## Goal
Exactly repeat all the records below, omitting the images they hold.

## Listing
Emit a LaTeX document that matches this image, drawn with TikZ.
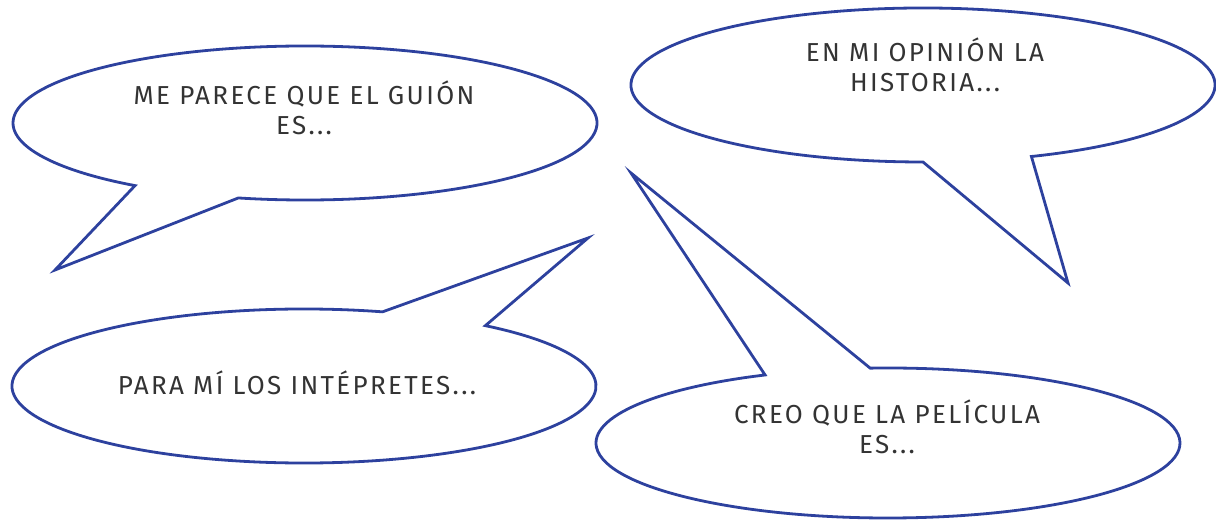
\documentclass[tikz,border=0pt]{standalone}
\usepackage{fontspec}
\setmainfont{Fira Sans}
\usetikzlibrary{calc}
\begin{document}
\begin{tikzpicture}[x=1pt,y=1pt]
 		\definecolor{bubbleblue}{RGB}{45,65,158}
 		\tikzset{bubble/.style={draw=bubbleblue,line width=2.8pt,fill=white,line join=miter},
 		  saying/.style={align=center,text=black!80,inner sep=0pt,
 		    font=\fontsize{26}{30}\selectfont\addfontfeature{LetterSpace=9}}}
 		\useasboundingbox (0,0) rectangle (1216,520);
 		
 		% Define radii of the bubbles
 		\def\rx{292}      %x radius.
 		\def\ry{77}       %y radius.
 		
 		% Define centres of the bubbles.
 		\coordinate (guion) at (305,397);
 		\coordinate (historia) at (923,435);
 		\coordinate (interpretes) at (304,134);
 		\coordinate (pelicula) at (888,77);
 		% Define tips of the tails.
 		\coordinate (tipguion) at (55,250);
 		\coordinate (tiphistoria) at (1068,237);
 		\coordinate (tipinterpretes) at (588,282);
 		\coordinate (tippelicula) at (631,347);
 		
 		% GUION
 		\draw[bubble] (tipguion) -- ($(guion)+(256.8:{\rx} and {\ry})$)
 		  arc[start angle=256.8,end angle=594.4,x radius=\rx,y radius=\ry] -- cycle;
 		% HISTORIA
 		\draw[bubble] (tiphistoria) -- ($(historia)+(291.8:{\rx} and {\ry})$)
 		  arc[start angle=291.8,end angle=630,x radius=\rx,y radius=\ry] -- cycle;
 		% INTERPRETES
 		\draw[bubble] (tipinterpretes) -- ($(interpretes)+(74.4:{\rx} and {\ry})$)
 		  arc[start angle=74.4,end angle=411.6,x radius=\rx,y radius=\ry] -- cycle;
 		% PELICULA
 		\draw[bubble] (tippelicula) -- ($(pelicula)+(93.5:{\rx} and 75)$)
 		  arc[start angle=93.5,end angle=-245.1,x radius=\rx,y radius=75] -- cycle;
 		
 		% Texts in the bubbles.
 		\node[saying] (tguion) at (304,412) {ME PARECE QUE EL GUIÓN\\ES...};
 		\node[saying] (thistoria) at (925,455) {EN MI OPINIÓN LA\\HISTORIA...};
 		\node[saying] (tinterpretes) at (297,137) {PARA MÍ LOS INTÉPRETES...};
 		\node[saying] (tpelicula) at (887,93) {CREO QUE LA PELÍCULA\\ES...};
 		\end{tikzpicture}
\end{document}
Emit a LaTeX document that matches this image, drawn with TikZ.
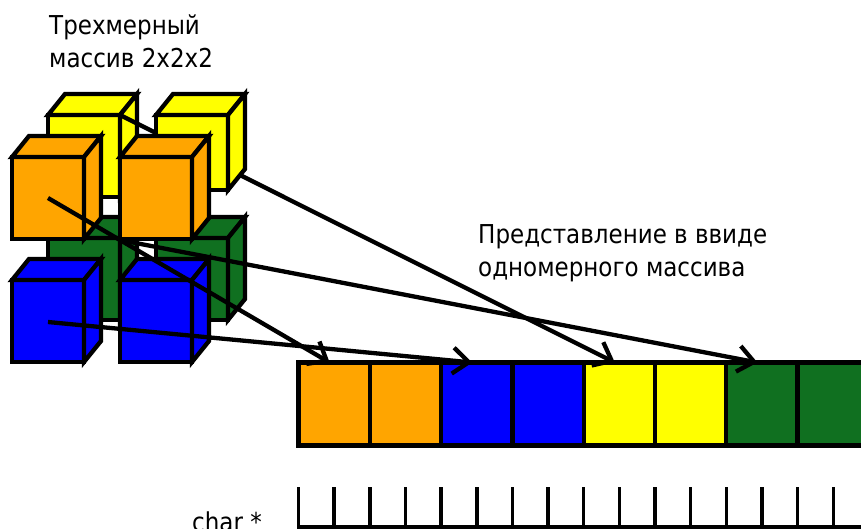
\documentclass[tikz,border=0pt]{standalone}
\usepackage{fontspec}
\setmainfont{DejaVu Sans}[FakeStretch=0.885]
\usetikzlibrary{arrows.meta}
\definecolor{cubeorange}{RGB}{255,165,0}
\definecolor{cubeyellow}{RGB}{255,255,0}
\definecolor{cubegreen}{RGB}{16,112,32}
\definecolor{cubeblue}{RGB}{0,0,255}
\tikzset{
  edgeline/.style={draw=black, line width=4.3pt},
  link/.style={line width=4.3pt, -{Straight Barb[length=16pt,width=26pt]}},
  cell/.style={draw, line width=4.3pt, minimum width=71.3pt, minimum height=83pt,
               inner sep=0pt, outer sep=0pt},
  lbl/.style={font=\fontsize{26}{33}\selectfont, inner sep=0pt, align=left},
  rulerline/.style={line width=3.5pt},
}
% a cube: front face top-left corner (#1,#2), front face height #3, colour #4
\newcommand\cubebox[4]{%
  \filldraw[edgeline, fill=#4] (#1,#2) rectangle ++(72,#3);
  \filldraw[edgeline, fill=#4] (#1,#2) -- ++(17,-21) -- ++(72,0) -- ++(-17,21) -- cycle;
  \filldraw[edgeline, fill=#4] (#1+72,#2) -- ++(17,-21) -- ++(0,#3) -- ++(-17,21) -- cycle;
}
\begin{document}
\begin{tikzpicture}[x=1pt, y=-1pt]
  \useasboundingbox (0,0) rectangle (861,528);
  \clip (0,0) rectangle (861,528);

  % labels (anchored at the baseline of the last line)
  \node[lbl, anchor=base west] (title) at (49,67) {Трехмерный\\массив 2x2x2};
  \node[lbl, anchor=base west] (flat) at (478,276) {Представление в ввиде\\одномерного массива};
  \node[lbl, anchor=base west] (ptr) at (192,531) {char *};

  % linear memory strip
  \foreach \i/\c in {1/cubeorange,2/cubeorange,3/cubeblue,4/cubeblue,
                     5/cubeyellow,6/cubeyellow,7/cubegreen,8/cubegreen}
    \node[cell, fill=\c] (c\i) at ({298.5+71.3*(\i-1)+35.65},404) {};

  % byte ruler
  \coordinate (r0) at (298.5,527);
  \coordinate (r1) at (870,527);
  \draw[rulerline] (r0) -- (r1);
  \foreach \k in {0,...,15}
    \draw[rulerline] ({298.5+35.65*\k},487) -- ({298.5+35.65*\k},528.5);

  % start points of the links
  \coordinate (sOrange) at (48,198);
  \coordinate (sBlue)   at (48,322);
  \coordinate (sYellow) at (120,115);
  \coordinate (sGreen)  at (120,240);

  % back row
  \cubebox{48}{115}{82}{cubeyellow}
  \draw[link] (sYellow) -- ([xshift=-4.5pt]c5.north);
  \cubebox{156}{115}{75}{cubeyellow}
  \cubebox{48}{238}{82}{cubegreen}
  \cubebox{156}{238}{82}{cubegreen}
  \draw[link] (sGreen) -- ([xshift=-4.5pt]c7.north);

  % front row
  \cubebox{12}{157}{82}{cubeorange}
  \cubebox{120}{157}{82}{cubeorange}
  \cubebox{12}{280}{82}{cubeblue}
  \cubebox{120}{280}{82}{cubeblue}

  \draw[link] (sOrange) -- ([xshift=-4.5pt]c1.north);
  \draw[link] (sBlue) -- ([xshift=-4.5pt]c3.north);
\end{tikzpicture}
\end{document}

## Full answer
Emit a LaTeX document that matches this image, drawn with TikZ.
\documentclass[tikz,border=0pt]{standalone}
\usepackage{fontspec}
\setmainfont{Fira Sans}
\usetikzlibrary{calc}
\begin{document}
\begin{tikzpicture}[x=1pt,y=1pt]
 		\definecolor{bubbleblue}{RGB}{45,65,158}
 		\tikzset{bubble/.style={draw=bubbleblue,line width=2.8pt,fill=white,line join=miter},
 		  saying/.style={align=center,text=black!80,inner sep=0pt,
 		    font=\fontsize{26}{30}\selectfont\addfontfeature{LetterSpace=9}}}
 		\useasboundingbox (0,0) rectangle (1216,520);
 		
 		% Define radii of the bubbles
 		\def\rx{292}      %x radius.
 		\def\ry{77}       %y radius.
 		
 		% Define centres of the bubbles.
 		\coordinate (guion) at (305,397);
 		\coordinate (historia) at (923,435);
 		\coordinate (interpretes) at (304,134);
 		\coordinate (pelicula) at (888,77);
 		% Define tips of the tails.
 		\coordinate (tipguion) at (55,250);
 		\coordinate (tiphistoria) at (1068,237);
 		\coordinate (tipinterpretes) at (588,282);
 		\coordinate (tippelicula) at (631,347);
 		
 		% GUION
 		\draw[bubble] (tipguion) -- ($(guion)+(256.8:{\rx} and {\ry})$)
 		  arc[start angle=256.8,end angle=594.4,x radius=\rx,y radius=\ry] -- cycle;
 		% HISTORIA
 		\draw[bubble] (tiphistoria) -- ($(historia)+(291.8:{\rx} and {\ry})$)
 		  arc[start angle=291.8,end angle=630,x radius=\rx,y radius=\ry] -- cycle;
 		% INTERPRETES
 		\draw[bubble] (tipinterpretes) -- ($(interpretes)+(74.4:{\rx} and {\ry})$)
 		  arc[start angle=74.4,end angle=411.6,x radius=\rx,y radius=\ry] -- cycle;
 		% PELICULA
 		\draw[bubble] (tippelicula) -- ($(pelicula)+(93.5:{\rx} and 75)$)
 		  arc[start angle=93.5,end angle=-245.1,x radius=\rx,y radius=75] -- cycle;
 		
 		% Texts in the bubbles.
 		\node[saying] (tguion) at (304,412) {ME PARECE QUE EL GUIÓN\\ES...};
 		\node[saying] (thistoria) at (925,455) {EN MI OPINIÓN LA\\HISTORIA...};
 		\node[saying] (tinterpretes) at (297,137) {PARA MÍ LOS INTÉPRETES...};
 		\node[saying] (tpelicula) at (887,93) {CREO QUE LA PELÍCULA\\ES...};
 		\end{tikzpicture}
\end{document}
Emit a LaTeX document that matches this image, drawn with TikZ.
\documentclass[tikz,border=0pt]{standalone}
\usepackage{fontspec}
\setmainfont{DejaVu Sans}[FakeStretch=0.885]
\usetikzlibrary{arrows.meta}
\definecolor{cubeorange}{RGB}{255,165,0}
\definecolor{cubeyellow}{RGB}{255,255,0}
\definecolor{cubegreen}{RGB}{16,112,32}
\definecolor{cubeblue}{RGB}{0,0,255}
\tikzset{
  edgeline/.style={draw=black, line width=4.3pt},
  link/.style={line width=4.3pt, -{Straight Barb[length=16pt,width=26pt]}},
  cell/.style={draw, line width=4.3pt, minimum width=71.3pt, minimum height=83pt,
               inner sep=0pt, outer sep=0pt},
  lbl/.style={font=\fontsize{26}{33}\selectfont, inner sep=0pt, align=left},
  rulerline/.style={line width=3.5pt},
}
% a cube: front face top-left corner (#1,#2), front face height #3, colour #4
\newcommand\cubebox[4]{%
  \filldraw[edgeline, fill=#4] (#1,#2) rectangle ++(72,#3);
  \filldraw[edgeline, fill=#4] (#1,#2) -- ++(17,-21) -- ++(72,0) -- ++(-17,21) -- cycle;
  \filldraw[edgeline, fill=#4] (#1+72,#2) -- ++(17,-21) -- ++(0,#3) -- ++(-17,21) -- cycle;
}
\begin{document}
\begin{tikzpicture}[x=1pt, y=-1pt]
  \useasboundingbox (0,0) rectangle (861,528);
  \clip (0,0) rectangle (861,528);

  % labels (anchored at the baseline of the last line)
  \node[lbl, anchor=base west] (title) at (49,67) {Трехмерный\\массив 2x2x2};
  \node[lbl, anchor=base west] (flat) at (478,276) {Представление в ввиде\\одномерного массива};
  \node[lbl, anchor=base west] (ptr) at (192,531) {char *};

  % linear memory strip
  \foreach \i/\c in {1/cubeorange,2/cubeorange,3/cubeblue,4/cubeblue,
                     5/cubeyellow,6/cubeyellow,7/cubegreen,8/cubegreen}
    \node[cell, fill=\c] (c\i) at ({298.5+71.3*(\i-1)+35.65},404) {};

  % byte ruler
  \coordinate (r0) at (298.5,527);
  \coordinate (r1) at (870,527);
  \draw[rulerline] (r0) -- (r1);
  \foreach \k in {0,...,15}
    \draw[rulerline] ({298.5+35.65*\k},487) -- ({298.5+35.65*\k},528.5);

  % start points of the links
  \coordinate (sOrange) at (48,198);
  \coordinate (sBlue)   at (48,322);
  \coordinate (sYellow) at (120,115);
  \coordinate (sGreen)  at (120,240);

  % back row
  \cubebox{48}{115}{82}{cubeyellow}
  \draw[link] (sYellow) -- ([xshift=-4.5pt]c5.north);
  \cubebox{156}{115}{75}{cubeyellow}
  \cubebox{48}{238}{82}{cubegreen}
  \cubebox{156}{238}{82}{cubegreen}
  \draw[link] (sGreen) -- ([xshift=-4.5pt]c7.north);

  % front row
  \cubebox{12}{157}{82}{cubeorange}
  \cubebox{120}{157}{82}{cubeorange}
  \cubebox{12}{280}{82}{cubeblue}
  \cubebox{120}{280}{82}{cubeblue}

  \draw[link] (sOrange) -- ([xshift=-4.5pt]c1.north);
  \draw[link] (sBlue) -- ([xshift=-4.5pt]c3.north);
\end{tikzpicture}
\end{document}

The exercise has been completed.